Jogi Bitter mit 20 Paraden
HSV-Trainer Per Carlen wusste unterdessen, bei wem er sich nach dem so wichtigen Sieg gegen seinen Ex-Klub zu bedanken hatte. Unmittelbar nach dem Schlusspfiff rannte der Schwede quer über den Platz, um seinen Torwart Johannes Bitter in die Arme zu schließen. "Jogi hat ein super Spiel gemacht", sagte Carlen. Sein Flensburger Trainer-Kollege brachte es auf den Punkt: "Bitter hat das Spiel für sein Team gewonnen."
Insgesamt brachte es der Hamburger Torhüter auf 20 Paraden. "Ich freue mich auf die Spiele, in denen es um alles geht", sagte Matchwinner Bitter, der unter einem besonderen Druck stand.
Weil Hamburgs zweiter Keeper Dan Beutler mit einer Magen-Darm-Grippe zu Hause im Bett lag, musste der ehemalige Nationaltorhüter vor den Augen von Bundestrainer Martin Heuberger durchspielen. "Drucksituationen wie diese machen mir Spaß. Je größer der Druck, desto besser", sagte Bitter.
"Jetzt geht die Saison richtig los"
Neben seiner kompakten Defensive profitierte der HSV vor allem von seiner stark verbesserten Körpersprache. "Flensburg ist an unserem Kampfgeist zerschellt", analysierte Bitter. Immer wieder pushten die Hamburger sich und das Publikum. Während die Fans "der HSV ist wieder da" skandierten, erklärte Bitter die Titeljagd für eröffnet: "Jetzt geht die Saison richtig los."

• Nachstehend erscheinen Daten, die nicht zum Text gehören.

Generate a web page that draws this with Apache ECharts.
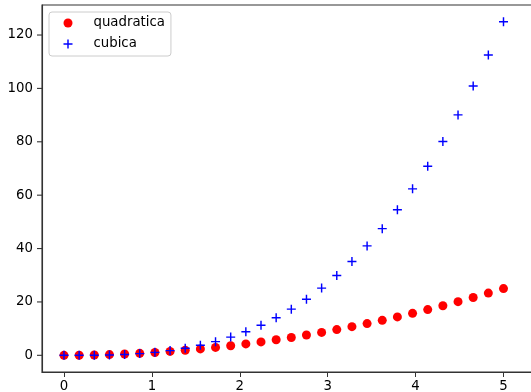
<!DOCTYPE html>
<html>
<head>
<meta charset="utf-8">
<script src="https://cdn.jsdelivr.net/npm/echarts@6/dist/echarts.min.js"></script>
<style>
  html, body { margin: 0; padding: 0; background: #fff; }
  #chart { width: 531px; height: 392px; }
</style>
</head>
<body>
<div id="chart"></div>
<script>
// Sample points x in [0, 5] (30 samples) with their squares and cubes
const xValues = [0, 0.1724, 0.3448, 0.5172, 0.6897, 0.8621, 1.0345, 1.2069, 1.3793, 1.5517,
  1.7241, 1.8966, 2.0690, 2.2414, 2.4138, 2.5862, 2.7586, 2.9310, 3.1034, 3.2759,
  3.4483, 3.6207, 3.7931, 3.9655, 4.1379, 4.3103, 4.4828, 4.6552, 4.8276, 5];
const quadratica = [0, 0.03, 0.12, 0.27, 0.48, 0.74, 1.07, 1.46, 1.90, 2.41,
  2.97, 3.60, 4.28, 5.02, 5.83, 6.69, 7.61, 8.59, 9.63, 10.73,
  11.89, 13.11, 14.39, 15.73, 17.12, 18.58, 20.10, 21.67, 23.31, 25];
const cubica = [0, 0.01, 0.04, 0.14, 0.33, 0.64, 1.11, 1.76, 2.62, 3.74,
  5.13, 6.82, 8.86, 11.26, 14.06, 17.30, 20.99, 25.18, 29.89, 35.15,
  41.00, 47.46, 54.57, 62.36, 70.85, 80.08, 90.08, 100.88, 112.51, 125];
const seriesNames = ['quadratica', 'cubica'];
const xTicks = [0, 1, 2, 3, 4, 5];
const yTicks = [0, 20, 40, 60, 80, 100, 120];

const FONT = 'DejaVu Sans';
const INK = '#333333';
const TICK_LEN = 5;
const X_MIN = -0.25;
const PLUS = 'path://M-0.16,-1H0.16V-0.16H1V0.16H0.16V1H-0.16V0.16H-1V-0.16H-0.16Z';

const chart = echarts.init(document.getElementById('chart'), null, { renderer: 'canvas' });

chart.setOption({
  animation: false,
  backgroundColor: '#ffffff',
  textStyle: { fontFamily: FONT },
  grid: {
    left: 42, top: 5, right: -3, bottom: 20,
    outerBoundsMode: 'none',
    containLabel: false,
    show: true, borderColor: INK, borderWidth: 1.1, backgroundColor: 'transparent'
  },
  legend: {
    left: 49, top: 12,
    orient: 'vertical',
    padding: [4, 6, 5, 14.5],
    itemGap: 7,
    itemWidth: 9, itemHeight: 9,
    backgroundColor: 'rgba(255,255,255,0.8)',
    borderColor: '#cccccc', borderWidth: 1, borderRadius: 3,
    textStyle: { fontFamily: FONT, fontSize: 13.3, color: '#000', lineHeight: 14, padding: [0, 0, 0, 16] },
    data: [
      { name: seriesNames[0], icon: 'circle', itemStyle: { color: '#ff0000' } },
      { name: seriesNames[1], icon: PLUS, itemStyle: { color: '#0000ff' } }
    ]
  },
  xAxis: {
    type: 'value',
    position: 'bottom',
    min: X_MIN, max: 5.347,
    axisLine: { show: true, onZero: false, lineStyle: { color: INK, width: 1.1 } },
    splitLine: { show: false },
    axisTick: { show: true, length: TICK_LEN, lineStyle: { color: INK, width: 1 }, customValues: xTicks },
    axisLabel: { margin: 8, fontFamily: FONT, fontSize: 13.3, color: '#000', customValues: xTicks }
  },
  yAxis: {
    type: 'value',
    position: 'left',
    min: -6.25, max: 131.25,
    axisLine: { show: true, onZero: false, lineStyle: { color: INK, width: 1.1 } },
    splitLine: { show: false },
    axisTick: { show: false },
    axisLabel: { margin: 9, fontFamily: FONT, fontSize: 13.3, color: '#000', customValues: yTicks }
  },
  series: [
    {
      name: seriesNames[0],
      type: 'scatter',
      symbol: 'circle',
      symbolSize: 9,
      itemStyle: { color: '#ff0000', opacity: 1 },
      data: xValues.map((x, i) => [x, quadratica[i]])
    },
    {
      name: seriesNames[1],
      type: 'scatter',
      symbol: PLUS,
      symbolSize: 9,
      itemStyle: { color: '#0000ff', opacity: 1 },
      data: xValues.map((x, i) => [x, cubica[i]])
    },
    {
      // outward tick marks along the left axis
      name: 'yTickMarks',
      type: 'scatter',
      silent: true,
      clip: false,
      z: 10,
      symbol: 'rect',
      symbolSize: [TICK_LEN, 1.1],
      symbolOffset: [-TICK_LEN / 2, 0],
      itemStyle: { color: INK, opacity: 1 },
      data: yTicks.map(v => [X_MIN, v])
    }
  ]
});
</script>
</body>
</html>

Die starke Abwehrleistung konnte allerdings die Probleme in der Offensive nicht vollständig kaschieren. Nach den verletzungsbedingten Ausfällen von Michael Kraus (Aufbautraining nach Innenbandriss), Trainer-Sohn Oscar Carlen (Kreuzbandriss) und Marcin Lijewski (Aufbautraining nach Sprunggelenk-OP) läuft es im Hamburger Angriffsspiel noch nicht rund. Von der letztjährigen Meistersaison, in der der HSV den gefährlichsten Angriff stellte, ist das Team noch ein Stück weit entfernt.

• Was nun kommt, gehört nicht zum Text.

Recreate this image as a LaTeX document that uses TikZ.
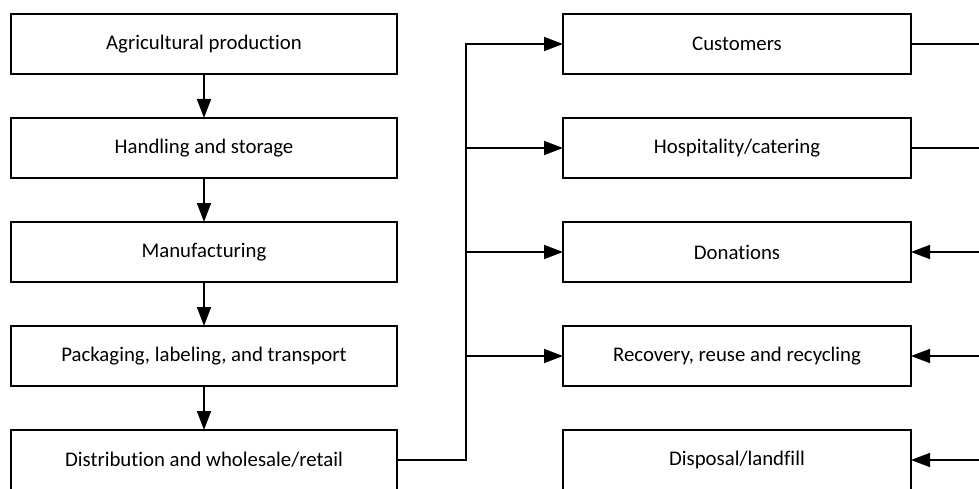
\documentclass[tikz,border=0pt]{standalone}
\usepackage{fontspec}
\setmainfont{Carlito}[RawFeature=-liga]
\usetikzlibrary{arrows.meta,positioning}

\begin{document}
\begin{tikzpicture}[font=\fontsize{20.8}{24}\selectfont, node distance=44pt,
  box/.style={draw=black, line width=2.6pt, outer sep=0pt, minimum width=#1,
  minimum height=60pt, inner sep=3pt, align=center}, box/.default=386pt,
  line/.style={line width=1.5pt, black},
  arr/.style={line, -{Triangle[length=19pt,width=14pt]}}]
\useasboundingbox (0,0) rectangle (979pt,-489pt);
\node[box] (agri) at (204pt,-44pt) {Agricultural production};
\node[box, below=of agri] (hand) {Handling and storage};
\node[box, below=of hand] (manu) {Manufacturing};
\node[box, below=of manu] (pack) {Packaging, labeling, and transport};
\node[box, below=of pack] (dist) {Distribution and wholesale/retail};
\node[box=348pt] (cust) at (737pt,-44pt) {Customers};
\node[box=348pt, below=of cust] (hosp) {Hospitality/catering};
\node[box=348pt, below=of hosp] (don) {Donations};
\node[box=348pt, below=of don] (rec) {Recovery, reuse and recycling};
\node[box=348pt, below=of rec] (disp) {Disposal/landfill};
\coordinate (bus) at (466pt,0);
\coordinate (edge) at (979pt,0);
\draw[arr] (agri) -- (hand); \draw[arr] (hand) -- (manu);
\draw[arr] (manu) -- (pack); \draw[arr] (pack) -- (dist);
\draw[arr] (dist.east) -| (bus |- cust.west) -- (cust.west);
\foreach \n in {hosp,don,rec} \draw[arr] (bus |- \n.west) -- (\n.west);
\draw[line] (cust.east) -- (cust.east -| edge);
\draw[line] (hosp.east) -- (hosp.east -| edge);
\foreach \n in {don,rec,disp} \draw[arr] (\n.east -| edge) -- (\n.east);
\end{tikzpicture}
\end{document}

Erster Saisonsieg gegen Spitzenteam
Der Sieg gegen Flensburg war für den HSV der erste Saisonsieg gegen eine Spitzenmannschaft. Nach zwei Niederlagen gegen die Füchse Berlin und die Rhein-Neckar Löwen drohte zwischenzeitlich bereits das Aus im Titelkampf. "Wir haben zuletzt viel gesprochen", sagte Abwehrspezialist Matthias Flohr: "Die vier Tage beim Champions-League-Spiel in Rumänien haben uns enger zusammengeschweißt."Und auch Präsident Schwalb konnte es sich nicht verkeifen, am Ende doch noch eine Kampfansage in Richtung Kiel zu schicken: "In dieser Form wird es für die anderen Mannschaften nicht einfach sein, uns zu schlagen."